The 12V battery is supposed to reside right behind the passenger side rear turn signal.  This area has been shielded with a wood base.  When I first cracked it open it was a big mess.  I'm guessing battery acid had leaked at one point and the water from the oversized tire in the back also leaked through. 


Plenty of room for a battery, especially the 60AH lithium that I use.

I'm not sure if it was all fiberglassed in originally for protection but now comes the fun part - scrapping the crud off to see.  My plan is to spray with truck bed spray so it will protect the area from any further damage.  The ultimate solution would be to replace the old wood and glass it in.  I'll go with a temporary solution for now.

Off the Road

It's been awhile and my Baby has been out of commission since January.

At first I thought it was the four metal dowel pins that help stabilize the flywheel to the hub, since they were different lengths. 


I thought this could throw off the flywheel by just a tad. I ground them down and reassembled everything and yes, that did seem to help.  But still there was a slight wobble.

 I finally realized I wasn't getting anywhere with resolving the wobble in the adaptor assembly so I called on an expert in the Seattle area.  Unfortunately it has taken a very long time to come to the conclusion that a small error in the "run out" on the hub is what the problem has been all along.  15/1000 of an inch can really screw things up!  This has lead to a second machinist making a second hub.  $300 later, I should be able to finally pick it up tomorrow.  The deal was for them to balance the assembly and mount it on the motor, then I take it home and install it.  I'm keeping my fingers crossed.

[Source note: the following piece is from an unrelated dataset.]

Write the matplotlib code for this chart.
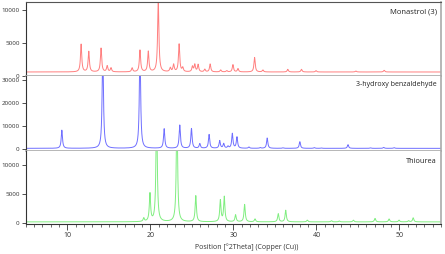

Of course the daily snow in the morning doesn't help matters, so even I could have been driving it, it would have been in the garage.  BTW, you need to recharge and balance the batteries probably once every two months or so, unless you have something that is draining them - maybe a dc to dc converter?  Then you'll have to do this maybe every two weeks to a month that the car sits idle, depending on the amount of drain.